**Stored data:**
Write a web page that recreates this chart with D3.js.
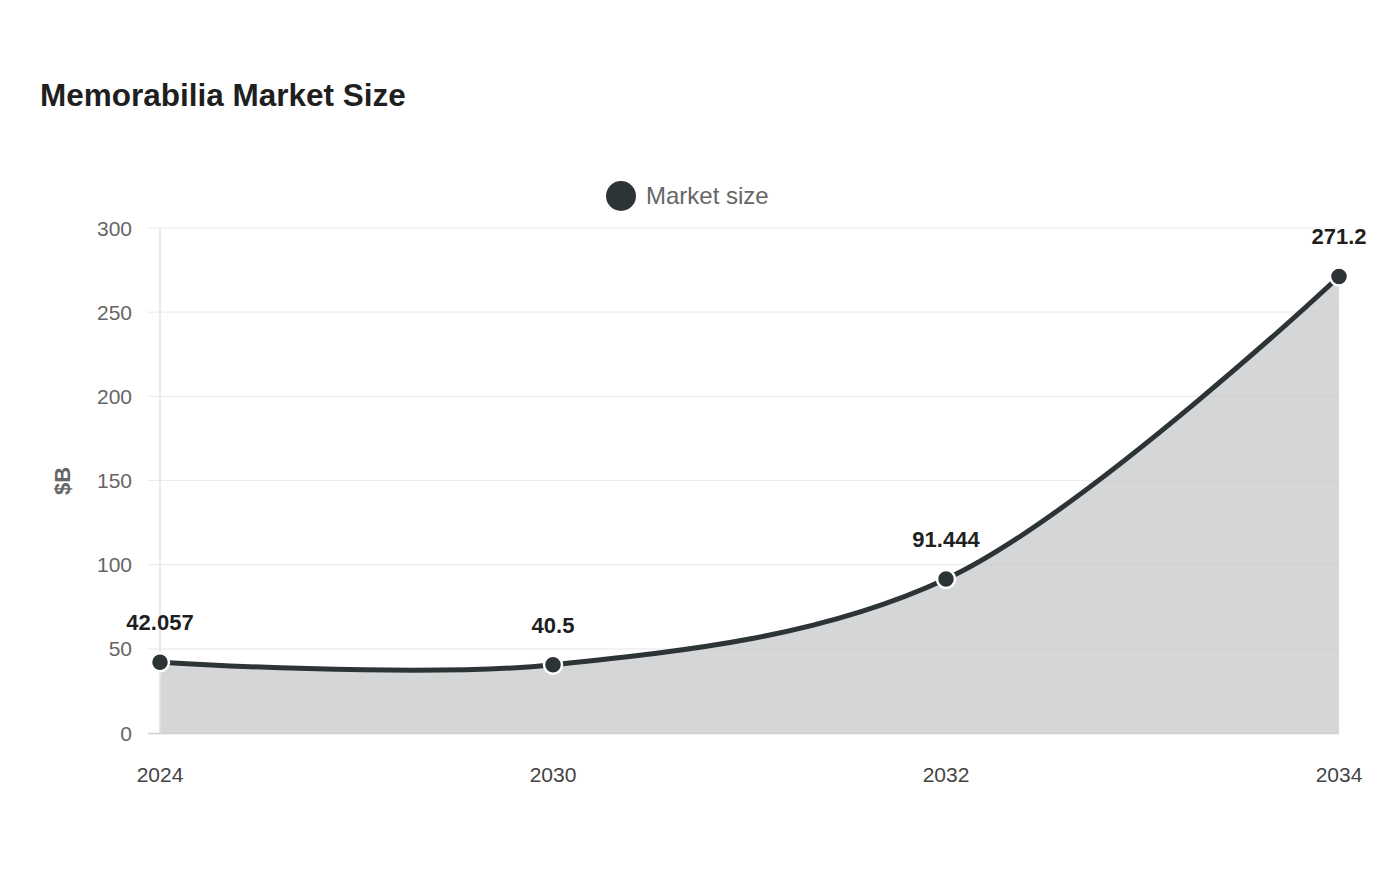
<!doctype html>
<head>
  <meta charset="utf-8">
  <script src="https://cdnjs.cloudflare.com/ajax/libs/d3/7.8.2/d3.min.js"></script>
</head>
<style>
    body { margin: 0; background: #fff; }
    text { font-family: "Liberation Sans", Arial, sans-serif; }
</style>
<body>
    <div id="chart"></div>
    <script>
        // Datos
        const years = ["2024", "2030", "2032", "2034"];
        const marketSize = [42.057, 40.5, 91.444, 271.2];
        const yTicks = [0, 50, 100, 150, 200, 250, 300];

        const data = years.map((y, i) => ({year: y, value: marketSize[i]}));

        const width = 1400, height = 880;
        const svg = d3.select('#chart').append('svg')
            .attr('width', width)
            .attr('height', height);

        const x = d3.scalePoint().domain(years).range([160, 1339]);
        const y = d3.scaleLinear().domain([0, 300]).range([733, 228]);

        // Titulo
        svg.append('text')
            .attr('x', 40).attr('y', 106)
            .attr('font-size', 31.5).attr('font-weight', 'bold')
            .attr('fill', '#1f1f1f')
            .text('Memorabilia Market Size');

        // Leyenda
        svg.append('circle').attr('cx', 621).attr('cy', 196).attr('r', 15).attr('fill', '#2d3436');
        svg.append('text')
            .attr('x', 646).attr('y', 204)
            .attr('font-size', 24).attr('fill', '#666')
            .text('Market size');

        // Area
        const curve = d3.curveCatmullRom.alpha(0.5);
        const area = d3.area()
            .x(d => x(d.year)).y0(y(0)).y1(d => y(d.value))
            .curve(curve);
        svg.append('path').datum(data)
            .attr('d', area)
            .attr('fill', '#2d3436').attr('fill-opacity', 0.2);

        // Rejilla
        svg.append('g').selectAll('line')
            .data(yTicks.filter(t => t > 0))
            .enter().append('line')
            .attr('x1', 148).attr('x2', 1339)
            .attr('y1', d => y(d)).attr('y2', d => y(d))
            .attr('stroke', '#c8c8c8').attr('stroke-opacity', 0.35).attr('stroke-width', 1.2);

        // Eje Y
        svg.append('line')
            .attr('x1', 160).attr('x2', 160).attr('y1', 228).attr('y2', 733)
            .attr('stroke', '#e3e3e3').attr('stroke-width', 1.5);
        svg.append('g').selectAll('text')
            .data(yTicks).enter().append('text')
            .attr('x', 132).attr('y', d => y(d) + 7.5)
            .attr('text-anchor', 'end')
            .attr('font-size', 21).attr('fill', '#666')
            .text(d => d);

        // Eje X
        svg.append('line')
            .attr('x1', 148).attr('x2', 1339).attr('y1', 733.5).attr('y2', 733.5)
            .attr('stroke', '#d0d0d0').attr('stroke-width', 1.5);
        svg.append('g').selectAll('text')
            .data(years).enter().append('text')
            .attr('x', d => x(d)).attr('y', 782)
            .attr('text-anchor', 'middle')
            .attr('font-size', 21).attr('fill', '#444')
            .text(d => d);

        // Titulo eje Y
        svg.append('text')
            .attr('transform', 'translate(70,481) rotate(-90)')
            .attr('text-anchor', 'middle')
            .attr('font-size', 22).attr('font-weight', 'bold').attr('fill', '#666')
            .text('$B');

        // Linea
        const line = d3.line()
            .x(d => x(d.year)).y(d => y(d.value))
            .curve(curve);
        svg.append('path').datum(data)
            .attr('d', line)
            .attr('fill', 'none')
            .attr('stroke', '#2d3436').attr('stroke-width', 5);

        // Puntos
        svg.append('g').selectAll('circle')
            .data(data).enter().append('circle')
            .attr('cx', d => x(d.year)).attr('cy', d => y(d.value))
            .attr('r', 9)
            .attr('fill', '#2d3436')
            .attr('stroke', '#fff').attr('stroke-width', 2.5);

        // Etiquetas
        svg.append('g').selectAll('text')
            .data(data).enter().append('text')
            .attr('x', d => x(d.year)).attr('y', d => y(d.value) - 32)
            .attr('text-anchor', 'middle')
            .attr('font-size', 22).attr('font-weight', 'bold').attr('fill', '#1f1f1f')
            .text(d => d.value);
    </script>
</body>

**Directive:** Extract every line of the data exactly; pictures stay out.

**Result below:**
Write a web page that recreates this chart with D3.js.
<!doctype html>
<head>
  <meta charset="utf-8">
  <script src="https://cdnjs.cloudflare.com/ajax/libs/d3/7.8.2/d3.min.js"></script>
</head>
<style>
    body { margin: 0; background: #fff; }
    text { font-family: "Liberation Sans", Arial, sans-serif; }
</style>
<body>
    <div id="chart"></div>
    <script>
        // Datos
        const years = ["2024", "2030", "2032", "2034"];
        const marketSize = [42.057, 40.5, 91.444, 271.2];
        const yTicks = [0, 50, 100, 150, 200, 250, 300];

        const data = years.map((y, i) => ({year: y, value: marketSize[i]}));

        const width = 1400, height = 880;
        const svg = d3.select('#chart').append('svg')
            .attr('width', width)
            .attr('height', height);

        const x = d3.scalePoint().domain(years).range([160, 1339]);
        const y = d3.scaleLinear().domain([0, 300]).range([733, 228]);

        // Titulo
        svg.append('text')
            .attr('x', 40).attr('y', 106)
            .attr('font-size', 31.5).attr('font-weight', 'bold')
            .attr('fill', '#1f1f1f')
            .text('Memorabilia Market Size');

        // Leyenda
        svg.append('circle').attr('cx', 621).attr('cy', 196).attr('r', 15).attr('fill', '#2d3436');
        svg.append('text')
            .attr('x', 646).attr('y', 204)
            .attr('font-size', 24).attr('fill', '#666')
            .text('Market size');

        // Area
        const curve = d3.curveCatmullRom.alpha(0.5);
        const area = d3.area()
            .x(d => x(d.year)).y0(y(0)).y1(d => y(d.value))
            .curve(curve);
        svg.append('path').datum(data)
            .attr('d', area)
            .attr('fill', '#2d3436').attr('fill-opacity', 0.2);

        // Rejilla
        svg.append('g').selectAll('line')
            .data(yTicks.filter(t => t > 0))
            .enter().append('line')
            .attr('x1', 148).attr('x2', 1339)
            .attr('y1', d => y(d)).attr('y2', d => y(d))
            .attr('stroke', '#c8c8c8').attr('stroke-opacity', 0.35).attr('stroke-width', 1.2);

        // Eje Y
        svg.append('line')
            .attr('x1', 160).attr('x2', 160).attr('y1', 228).attr('y2', 733)
            .attr('stroke', '#e3e3e3').attr('stroke-width', 1.5);
        svg.append('g').selectAll('text')
            .data(yTicks).enter().append('text')
            .attr('x', 132).attr('y', d => y(d) + 7.5)
            .attr('text-anchor', 'end')
            .attr('font-size', 21).attr('fill', '#666')
            .text(d => d);

        // Eje X
        svg.append('line')
            .attr('x1', 148).attr('x2', 1339).attr('y1', 733.5).attr('y2', 733.5)
            .attr('stroke', '#d0d0d0').attr('stroke-width', 1.5);
        svg.append('g').selectAll('text')
            .data(years).enter().append('text')
            .attr('x', d => x(d)).attr('y', 782)
            .attr('text-anchor', 'middle')
            .attr('font-size', 21).attr('fill', '#444')
            .text(d => d);

        // Titulo eje Y
        svg.append('text')
            .attr('transform', 'translate(70,481) rotate(-90)')
            .attr('text-anchor', 'middle')
            .attr('font-size', 22).attr('font-weight', 'bold').attr('fill', '#666')
            .text('$B');

        // Linea
        const line = d3.line()
            .x(d => x(d.year)).y(d => y(d.value))
            .curve(curve);
        svg.append('path').datum(data)
            .attr('d', line)
            .attr('fill', 'none')
            .attr('stroke', '#2d3436').attr('stroke-width', 5);

        // Puntos
        svg.append('g').selectAll('circle')
            .data(data).enter().append('circle')
            .attr('cx', d => x(d.year)).attr('cy', d => y(d.value))
            .attr('r', 9)
            .attr('fill', '#2d3436')
            .attr('stroke', '#fff').attr('stroke-width', 2.5);

        // Etiquetas
        svg.append('g').selectAll('text')
            .data(data).enter().append('text')
            .attr('x', d => x(d.year)).attr('y', d => y(d.value) - 32)
            .attr('text-anchor', 'middle')
            .attr('font-size', 22).attr('font-weight', 'bold').attr('fill', '#1f1f1f')
            .text(d => d.value);
    </script>
</body>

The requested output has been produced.